There is a second reason for terrorism however that has nothing to do with being wronged and that was the example offered by Hitler: ethnic cleansing. These instances are not based on particular wrongs, but rather general wrongs, that the Jews were responsible for a plague or a famine, or some other stereotype. Racism is a powerful tool for terrorism. This shines true in many African nations, the conflicts in the Congo and Darfur to name two. Ethnic cleansing is also the goal of organizations like the Ku Klux Klan that believes that America should only be for white, Anglo-Saxon, Protestants and that all others are below them and below the reward of democracy. In truth, there does not have to be a specific wrong, a general wrong, a societal bias, is all that is needed to foment the ideals of terrorism and thereby the actors and actions of terrorism in kind.
Now finally, the question remains: Is terrorism justified? Yes and no. If you have been wronged then yes terrorism is a viable option, provided that you have been wronged enough. However, if you have not been wronged enough, or taught to think that you have been wronged enough, you will probably not see terrorism as a viable option. You may be against it or simply ambivalent to it. The only other view of terrorism is that of an outsider or of the group or person being terrorized. In these cases, the answer is always: No.
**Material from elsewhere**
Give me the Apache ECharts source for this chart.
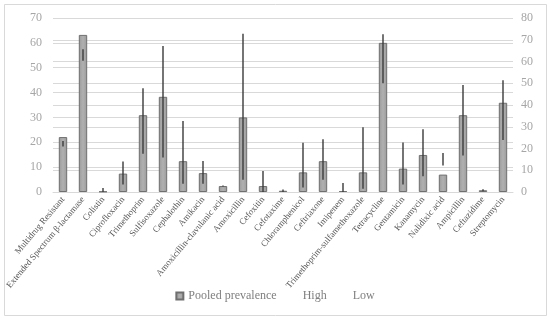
<!DOCTYPE html>
<html>
<head>
<meta charset="utf-8">
<script src="https://cdn.jsdelivr.net/npm/echarts@6/dist/echarts.min.js"></script>
<style>html,body{margin:0;padding:0;background:#fff;}#c{width:550px;height:326px;}</style>
</head>
<body>
<div id="c"></div>
<script>
const categories = ['Multidrug Resistant','Extended Spectrum β-lactamase','Colistin','Ciprofloxacin','Trimethoprim','Sulfisoxazole','Cephalothin','Amikacin','Amoxicillin-clavulanic acid','Amoxicillin','Cefoxitin','Cefotaxime','Chloramphenicol','Ceftriaxone','Imipenem','Trimethoprim-sulfamethoxazole','Tetracycline','Gentamicin','Kanamycin','Nalidixic acid','Ampicillin','Ceftazidime','Streptomycin'];
const pooled = [22.1, 63.2, 0.2, 7.4, 30.9, 38.3, 12.4, 7.6, 2.4, 30.0, 2.4, 0.5, 7.9, 12.4, 0.4, 7.9, 60.0, 9.4, 14.9, 7.0, 30.9, 0.7, 35.9];
const high = [23.5, 65.6, 1.8, 14.0, 47.7, 67.1, 32.7, 14.2, 3.0, 72.8, 9.6, 1.2, 22.6, 24.3, 4.1, 29.8, 72.5, 22.8, 28.9, 17.9, 49.2, 1.3, 51.4];
const low = [20.9, 60.4, 0.0, 3.4, 17.6, 15.9, 3.8, 3.8, 2.5, 5.6, 0.0, 0.0, 2.1, 5.6, 0.0, 1.5, 50.0, 3.5, 7.2, 12.2, 16.8, 0.4, 23.9];
const leftTicks = {min: 0, max: 70, interval: 10};
const rightTicks = {min: 0, max: 80, interval: 10};

const serif = '"Liberation Serif", "DejaVu Serif", serif';
const chart = echarts.init(document.getElementById('c'), null, {renderer: 'canvas'});
chart.setOption({
  animation: false,
  backgroundColor: '#fff',
  graphic: [{type: 'rect', shape: {x: 4.5, y: 4.5, width: 542, height: 311}, style: {fill: 'none', stroke: '#d9d9d9', lineWidth: 1}, silent: true, z: -1}],
  grid: {left: 53, right: 37, top: 18, bottom: 134, containLabel: false, outerBoundsMode: 'none'},
  legend: {
    bottom: 19, left: 'center',
    itemWidth: 7, itemHeight: 7, itemGap: 14,
    textStyle: {fontFamily: serif, fontSize: 12, color: '#7f7f7f'},
    data: [{name: 'Pooled prevalence', icon: 'rect'}, {name: 'High', icon: 'none'}, {name: 'Low', icon: 'none'}]
  },
  xAxis: {
    type: 'category', data: categories,
    axisLine: {show: true, lineStyle: {color: '#d9d9d9'}},
    axisTick: {show: false},
    axisLabel: {interval: 0, rotate: 50, fontFamily: serif, fontSize: 9, color: '#595959', margin: 6, hideOverlap: false}
  },
  yAxis: [
    {type: 'value', min: leftTicks.min, max: leftTicks.max, interval: leftTicks.interval,
     axisLine: {show: false}, axisTick: {show: false},
     axisLabel: {fontFamily: serif, fontSize: 12, color: '#a6a6a6', margin: 11},
     splitLine: {lineStyle: {color: '#d9d9d9', width: 1}}},
    {type: 'value', min: rightTicks.min, max: rightTicks.max, interval: rightTicks.interval,
     position: 'right',
     axisLine: {show: false}, axisTick: {show: false},
     axisLabel: {fontFamily: serif, fontSize: 12, color: '#a6a6a6', margin: 8},
     splitLine: {lineStyle: {color: '#d9d9d9', width: 1}}}
  ],
  series: [
    {name: 'Pooled prevalence', type: 'bar', yAxisIndex: 0, data: pooled, barWidth: '42%',
     itemStyle: {color: new echarts.graphic.LinearGradient(0, 0, 1, 0, [{offset: 0, color: '#9a9a9a'}, {offset: 0.5, color: '#b0b0b0'}, {offset: 1, color: '#9a9a9a'}]), borderColor: '#6f6f6f', borderWidth: 1}},
    {name: 'High', type: 'line', yAxisIndex: 1, data: high, symbol: 'none', lineStyle: {opacity: 0}, itemStyle: {color: '#ffffff'}},
    {name: 'Low', type: 'line', yAxisIndex: 1, data: low, symbol: 'none', lineStyle: {opacity: 0}, itemStyle: {color: '#ffffff'}},
    {name: 'hl', type: 'custom', yAxisIndex: 1, z: 5,
     data: categories.map((c, i) => [i, high[i], low[i]]),
     renderItem: function (params, api) {
       const a = api.coord([api.value(0), api.value(1)]);
       const b = api.coord([api.value(0), api.value(2)]);
       return {type: 'line', shape: {x1: a[0], y1: a[1], x2: b[0], y2: b[1]}, style: {stroke: '#3a3a3a', lineWidth: 1.4}};
     }}
  ]
});
</script>
</body>
</html>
Terrorism is never an option from their points of view either because they are affected directly by it or because they see it as barbaric and do not understand the blatant wrong committed on this group of people as they see it with their own eyes.
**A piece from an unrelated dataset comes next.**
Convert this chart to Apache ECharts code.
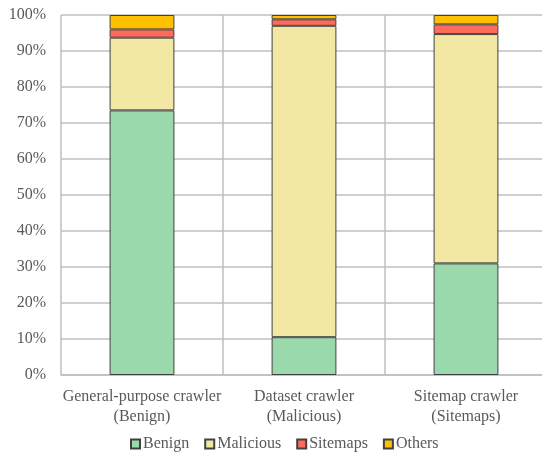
<!DOCTYPE html>
<html>
<head>
<meta charset="utf-8">
<script src="https://cdn.jsdelivr.net/npm/echarts@6/dist/echarts.min.js"></script>
<style>
  html, body { margin: 0; padding: 0; background: #fff; }
  #chart { width: 542px; height: 452px; }
</style>
</head>
<body>
<div id="chart"></div>
<script>
// Crawler types and their share of requests by category (percent)
const categories = ['General-purpose crawler\n(Benign)', 'Dataset crawler\n(Malicious)', 'Sitemap crawler\n(Sitemaps)'];
const benign    = [73.5, 10.5, 31.0];
const malicious = [20.2, 86.5, 63.7];
const sitemaps  = [2.3, 1.8, 2.7];
const others    = [4.0, 1.2, 2.6];
const yTicks = [0, 10, 20, 30, 40, 50, 60, 70, 80, 90, 100];

const font = 'Liberation Serif, Times New Roman, serif';
const textColor = '#595959';

function stackSeries(name, data, color) {
  return {
    name: name,
    type: 'bar',
    stack: 'total',
    barWidth: '40%',
    data: data,
    itemStyle: { color: color, borderColor: '#404040', borderWidth: 1 }
  };
}

const chart = echarts.init(document.getElementById('chart'), null, { renderer: 'canvas' });
chart.setOption({
  animation: false,
  textStyle: { fontFamily: font },
  grid: { left: 61, top: 15, width: 486, bottom: 77, containLabel: false, outerBoundsMode: 'none' },
  legend: {
    top: 431,
    left: 125,
    itemWidth: 9,
    itemHeight: 9,
    itemGap: 15,
    icon: 'rect',
    textStyle: { fontFamily: font, fontSize: 16, color: textColor, padding: [0, 0, 0, -2] },
    data: ['Benign', 'Malicious', 'Sitemaps', 'Others']
  },
  xAxis: {
    type: 'category',
    data: categories,
    axisTick: { show: false },
    axisLine: { lineStyle: { color: '#bfbfbf', width: 1.5 } },
    axisLabel: { interval: 0, fontFamily: font, fontSize: 16, color: textColor, lineHeight: 20, margin: 12 },
    splitLine: { show: true, interval: 0, lineStyle: { color: '#bfbfbf', width: 1.5 } }
  },
  yAxis: {
    type: 'value',
    min: yTicks[0],
    max: yTicks[yTicks.length - 1],
    interval: 10,
    axisLine: { show: false },
    axisTick: { show: false },
    axisLabel: { fontFamily: font, fontSize: 16, color: textColor, margin: 15, formatter: v => v + '%' },
    splitLine: { lineStyle: { color: '#bfbfbf', width: 1.5 } }
  },
  series: [
    stackSeries('Benign', benign, '#9ad9ac'),
    stackSeries('Malicious', malicious, '#f2e8a4'),
    stackSeries('Sitemaps', sitemaps, '#ff6b5b'),
    stackSeries('Others', others, '#ffc000')
  ]
});
</script>
</body>
</html>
Most people are outsiders to terrorism or have had terrorism in some way affect their lives, their families, or their country, religion, or ethnicity and therefore are likely to hold the belief that terrorism is wrong. Regardless of whether a nation is democratic majority will rule. If a majority of people say terrorism is wrong then it is wrong. It is morally, ethically, and ideologically wrong. It is wrong to take an innocent life to make up for a personal loss. It is wrong to instill fear in another for any reason even if they seem to have justifiably deserved it. In terrorizing one merely continues the cycle of wronging and the cycle of pain and suffering. Nothing good comes out of this.
That ideology is essentially the unofficial official world doctrine on terrorism. A majority believes that it is wrong. It is wrong. The habit of violent solutions must be broken before you can rid the world of violence. For the habit to be broken, the cycle of wronging must also be broken. There have been many examples of terrorism throughout history and each has its own wrongs attached to them. Sometimes too there are wrongs attached to the solutions. In the end, the solution must be to treat terrorism like organized crime, because that is what it is. You must break the cycle of wrongs and bring these people to fair justice. Only this way will each party get what they want, retribution and justice. But, until the world understands that terror begets terror, there will be a lot more terrorism in the future.